WHAT YOU ARE ASKED TO DO
Retype only what runs from the first line of the records to the line with "fig = go.Figure()", inclusive, and no pictures.
+++
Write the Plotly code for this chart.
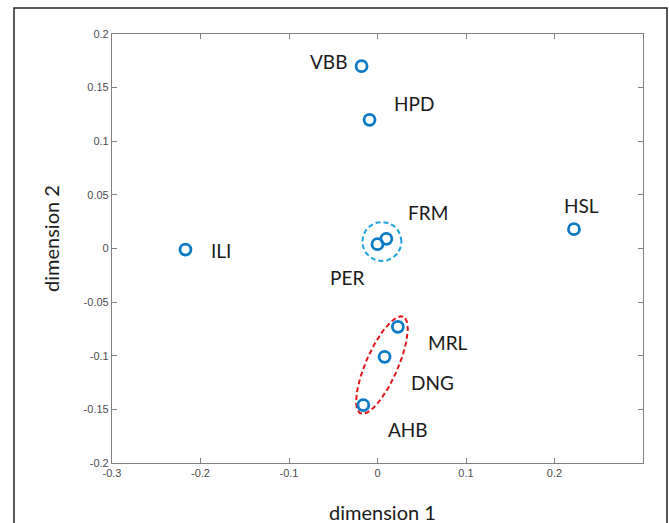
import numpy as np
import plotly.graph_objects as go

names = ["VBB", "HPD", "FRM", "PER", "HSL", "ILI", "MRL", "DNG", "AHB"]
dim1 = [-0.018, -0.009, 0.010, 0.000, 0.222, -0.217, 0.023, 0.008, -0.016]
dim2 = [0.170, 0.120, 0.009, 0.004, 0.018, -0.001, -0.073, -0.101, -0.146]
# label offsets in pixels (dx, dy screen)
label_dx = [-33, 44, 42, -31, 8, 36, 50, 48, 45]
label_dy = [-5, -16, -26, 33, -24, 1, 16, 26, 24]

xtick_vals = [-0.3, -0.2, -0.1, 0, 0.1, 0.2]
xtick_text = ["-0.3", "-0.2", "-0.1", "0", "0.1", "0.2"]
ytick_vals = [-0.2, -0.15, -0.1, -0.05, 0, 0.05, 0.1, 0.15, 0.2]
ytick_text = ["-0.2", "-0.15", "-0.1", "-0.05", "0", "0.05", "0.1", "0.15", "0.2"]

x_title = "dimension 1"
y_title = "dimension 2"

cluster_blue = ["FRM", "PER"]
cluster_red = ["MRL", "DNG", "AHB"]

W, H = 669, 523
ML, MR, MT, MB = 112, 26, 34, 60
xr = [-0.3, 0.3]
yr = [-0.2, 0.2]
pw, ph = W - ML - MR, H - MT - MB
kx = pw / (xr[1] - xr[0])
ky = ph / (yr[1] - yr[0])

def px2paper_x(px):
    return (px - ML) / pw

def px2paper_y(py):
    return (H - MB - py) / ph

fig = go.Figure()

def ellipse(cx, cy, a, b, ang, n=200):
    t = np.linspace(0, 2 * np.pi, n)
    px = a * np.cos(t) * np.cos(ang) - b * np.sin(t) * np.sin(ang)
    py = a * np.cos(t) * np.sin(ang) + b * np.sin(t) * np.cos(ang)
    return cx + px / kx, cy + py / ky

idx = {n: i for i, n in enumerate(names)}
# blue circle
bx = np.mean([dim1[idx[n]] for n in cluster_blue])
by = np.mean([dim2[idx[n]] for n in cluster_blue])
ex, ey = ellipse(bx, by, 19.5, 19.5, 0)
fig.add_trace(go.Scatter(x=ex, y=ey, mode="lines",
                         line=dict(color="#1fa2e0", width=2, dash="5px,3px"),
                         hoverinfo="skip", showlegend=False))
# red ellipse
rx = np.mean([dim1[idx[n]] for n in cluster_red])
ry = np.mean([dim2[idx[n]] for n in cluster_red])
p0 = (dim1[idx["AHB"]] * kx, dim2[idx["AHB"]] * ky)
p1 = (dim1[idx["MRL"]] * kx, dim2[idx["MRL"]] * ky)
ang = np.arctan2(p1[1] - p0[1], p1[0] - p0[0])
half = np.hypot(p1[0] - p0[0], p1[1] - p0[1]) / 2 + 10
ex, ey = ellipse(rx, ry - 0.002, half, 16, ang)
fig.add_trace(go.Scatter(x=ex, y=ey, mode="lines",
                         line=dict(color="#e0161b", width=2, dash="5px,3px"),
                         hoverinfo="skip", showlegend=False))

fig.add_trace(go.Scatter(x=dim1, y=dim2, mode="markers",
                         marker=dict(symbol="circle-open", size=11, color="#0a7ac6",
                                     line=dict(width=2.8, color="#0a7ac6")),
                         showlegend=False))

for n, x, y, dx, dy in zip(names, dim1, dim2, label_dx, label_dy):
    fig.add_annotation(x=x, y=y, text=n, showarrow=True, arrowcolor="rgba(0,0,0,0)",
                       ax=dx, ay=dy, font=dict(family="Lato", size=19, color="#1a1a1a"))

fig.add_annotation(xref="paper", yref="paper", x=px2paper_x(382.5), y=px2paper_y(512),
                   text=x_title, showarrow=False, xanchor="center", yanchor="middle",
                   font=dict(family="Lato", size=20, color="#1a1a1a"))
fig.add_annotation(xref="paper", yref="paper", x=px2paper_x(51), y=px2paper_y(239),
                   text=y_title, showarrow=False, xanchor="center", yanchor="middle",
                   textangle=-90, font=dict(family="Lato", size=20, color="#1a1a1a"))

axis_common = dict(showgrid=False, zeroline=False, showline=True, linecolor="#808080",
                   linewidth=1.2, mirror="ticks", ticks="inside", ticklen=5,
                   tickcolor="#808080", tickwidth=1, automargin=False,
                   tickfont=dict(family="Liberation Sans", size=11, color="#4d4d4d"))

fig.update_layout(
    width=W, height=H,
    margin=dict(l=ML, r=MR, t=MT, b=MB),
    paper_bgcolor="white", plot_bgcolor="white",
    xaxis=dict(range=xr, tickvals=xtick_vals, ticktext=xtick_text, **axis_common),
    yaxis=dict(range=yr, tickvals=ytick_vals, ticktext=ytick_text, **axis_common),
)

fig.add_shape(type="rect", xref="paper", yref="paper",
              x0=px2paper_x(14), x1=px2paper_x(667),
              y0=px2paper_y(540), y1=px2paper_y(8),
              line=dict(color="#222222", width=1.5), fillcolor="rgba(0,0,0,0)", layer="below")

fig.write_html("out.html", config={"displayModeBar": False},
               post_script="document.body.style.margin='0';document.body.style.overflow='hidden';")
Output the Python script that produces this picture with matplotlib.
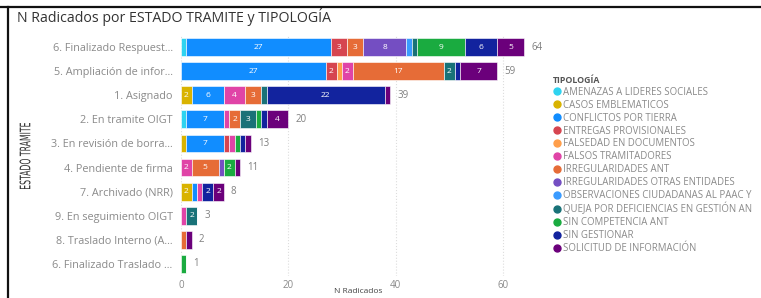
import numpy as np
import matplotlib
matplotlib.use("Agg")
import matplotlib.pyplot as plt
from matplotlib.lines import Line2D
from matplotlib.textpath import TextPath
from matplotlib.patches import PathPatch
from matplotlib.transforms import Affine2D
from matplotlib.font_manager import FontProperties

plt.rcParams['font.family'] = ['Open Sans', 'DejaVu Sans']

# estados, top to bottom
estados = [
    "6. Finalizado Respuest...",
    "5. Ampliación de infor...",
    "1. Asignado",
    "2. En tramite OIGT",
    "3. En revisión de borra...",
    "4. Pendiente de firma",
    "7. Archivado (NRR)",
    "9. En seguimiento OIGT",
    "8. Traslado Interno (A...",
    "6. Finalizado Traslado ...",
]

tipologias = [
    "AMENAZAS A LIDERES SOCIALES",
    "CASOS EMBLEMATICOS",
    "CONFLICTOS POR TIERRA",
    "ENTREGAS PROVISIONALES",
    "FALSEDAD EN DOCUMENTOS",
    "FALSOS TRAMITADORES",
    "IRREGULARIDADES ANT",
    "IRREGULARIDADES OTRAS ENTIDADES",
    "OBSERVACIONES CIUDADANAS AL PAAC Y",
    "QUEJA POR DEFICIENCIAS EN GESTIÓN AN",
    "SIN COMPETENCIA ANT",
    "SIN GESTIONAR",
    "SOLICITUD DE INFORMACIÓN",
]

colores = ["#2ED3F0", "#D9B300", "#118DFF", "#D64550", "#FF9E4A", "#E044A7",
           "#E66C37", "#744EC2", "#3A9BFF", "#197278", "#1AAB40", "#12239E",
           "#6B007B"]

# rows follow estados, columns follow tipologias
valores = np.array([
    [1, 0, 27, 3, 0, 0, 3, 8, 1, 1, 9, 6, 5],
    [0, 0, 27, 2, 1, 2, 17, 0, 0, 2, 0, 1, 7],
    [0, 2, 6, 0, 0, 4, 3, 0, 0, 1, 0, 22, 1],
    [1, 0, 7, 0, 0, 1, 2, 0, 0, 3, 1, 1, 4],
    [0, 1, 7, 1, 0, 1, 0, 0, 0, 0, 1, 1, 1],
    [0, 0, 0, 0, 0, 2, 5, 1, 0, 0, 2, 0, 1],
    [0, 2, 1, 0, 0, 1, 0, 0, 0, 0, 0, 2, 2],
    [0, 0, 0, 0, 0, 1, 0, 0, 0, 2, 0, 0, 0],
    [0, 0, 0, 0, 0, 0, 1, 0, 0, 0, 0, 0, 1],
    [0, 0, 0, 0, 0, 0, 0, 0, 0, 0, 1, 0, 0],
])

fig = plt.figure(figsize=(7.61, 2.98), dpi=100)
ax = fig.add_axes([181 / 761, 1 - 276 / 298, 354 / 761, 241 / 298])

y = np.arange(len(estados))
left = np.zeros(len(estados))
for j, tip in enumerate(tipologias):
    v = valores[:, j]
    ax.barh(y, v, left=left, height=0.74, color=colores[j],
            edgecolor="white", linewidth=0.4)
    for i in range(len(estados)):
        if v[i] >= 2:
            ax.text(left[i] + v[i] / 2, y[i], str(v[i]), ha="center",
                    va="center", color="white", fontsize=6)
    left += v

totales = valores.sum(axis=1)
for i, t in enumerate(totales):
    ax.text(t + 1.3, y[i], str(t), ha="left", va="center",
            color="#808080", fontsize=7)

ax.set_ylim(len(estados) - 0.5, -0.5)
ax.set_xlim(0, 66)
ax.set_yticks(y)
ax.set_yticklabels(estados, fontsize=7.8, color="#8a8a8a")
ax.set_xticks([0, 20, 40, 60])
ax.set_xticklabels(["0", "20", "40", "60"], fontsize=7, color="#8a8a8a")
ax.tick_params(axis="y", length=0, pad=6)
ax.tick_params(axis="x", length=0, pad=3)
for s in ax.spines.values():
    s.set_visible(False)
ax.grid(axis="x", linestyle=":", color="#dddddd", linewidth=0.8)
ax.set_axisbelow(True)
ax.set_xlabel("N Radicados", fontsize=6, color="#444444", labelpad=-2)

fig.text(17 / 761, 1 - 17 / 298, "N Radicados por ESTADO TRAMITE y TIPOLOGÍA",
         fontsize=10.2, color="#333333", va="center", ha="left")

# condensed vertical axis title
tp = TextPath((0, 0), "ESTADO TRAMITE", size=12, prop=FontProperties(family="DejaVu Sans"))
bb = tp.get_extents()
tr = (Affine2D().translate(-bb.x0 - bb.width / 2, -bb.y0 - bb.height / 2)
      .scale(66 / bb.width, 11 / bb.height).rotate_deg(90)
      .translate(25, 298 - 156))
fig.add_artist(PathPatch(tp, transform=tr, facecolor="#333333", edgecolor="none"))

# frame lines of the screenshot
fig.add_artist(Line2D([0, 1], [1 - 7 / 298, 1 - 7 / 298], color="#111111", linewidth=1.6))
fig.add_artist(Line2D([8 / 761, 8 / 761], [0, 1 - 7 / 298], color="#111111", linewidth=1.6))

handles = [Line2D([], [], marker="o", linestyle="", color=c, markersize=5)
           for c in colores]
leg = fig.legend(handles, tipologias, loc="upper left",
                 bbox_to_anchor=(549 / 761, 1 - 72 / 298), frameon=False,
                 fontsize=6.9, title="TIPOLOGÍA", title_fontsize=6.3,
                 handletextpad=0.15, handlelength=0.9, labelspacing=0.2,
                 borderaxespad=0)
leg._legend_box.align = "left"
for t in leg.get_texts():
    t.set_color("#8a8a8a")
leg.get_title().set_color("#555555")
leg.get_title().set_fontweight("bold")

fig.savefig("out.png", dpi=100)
+++
SOLUTION FOR THIS PROBLEM
Write the Plotly code for this chart.
import numpy as np
import plotly.graph_objects as go

names = ["VBB", "HPD", "FRM", "PER", "HSL", "ILI", "MRL", "DNG", "AHB"]
dim1 = [-0.018, -0.009, 0.010, 0.000, 0.222, -0.217, 0.023, 0.008, -0.016]
dim2 = [0.170, 0.120, 0.009, 0.004, 0.018, -0.001, -0.073, -0.101, -0.146]
# label offsets in pixels (dx, dy screen)
label_dx = [-33, 44, 42, -31, 8, 36, 50, 48, 45]
label_dy = [-5, -16, -26, 33, -24, 1, 16, 26, 24]

xtick_vals = [-0.3, -0.2, -0.1, 0, 0.1, 0.2]
xtick_text = ["-0.3", "-0.2", "-0.1", "0", "0.1", "0.2"]
ytick_vals = [-0.2, -0.15, -0.1, -0.05, 0, 0.05, 0.1, 0.15, 0.2]
ytick_text = ["-0.2", "-0.15", "-0.1", "-0.05", "0", "0.05", "0.1", "0.15", "0.2"]

x_title = "dimension 1"
y_title = "dimension 2"

cluster_blue = ["FRM", "PER"]
cluster_red = ["MRL", "DNG", "AHB"]

W, H = 669, 523
ML, MR, MT, MB = 112, 26, 34, 60
xr = [-0.3, 0.3]
yr = [-0.2, 0.2]
pw, ph = W - ML - MR, H - MT - MB
kx = pw / (xr[1] - xr[0])
ky = ph / (yr[1] - yr[0])

def px2paper_x(px):
    return (px - ML) / pw

def px2paper_y(py):
    return (H - MB - py) / ph

fig = go.Figure()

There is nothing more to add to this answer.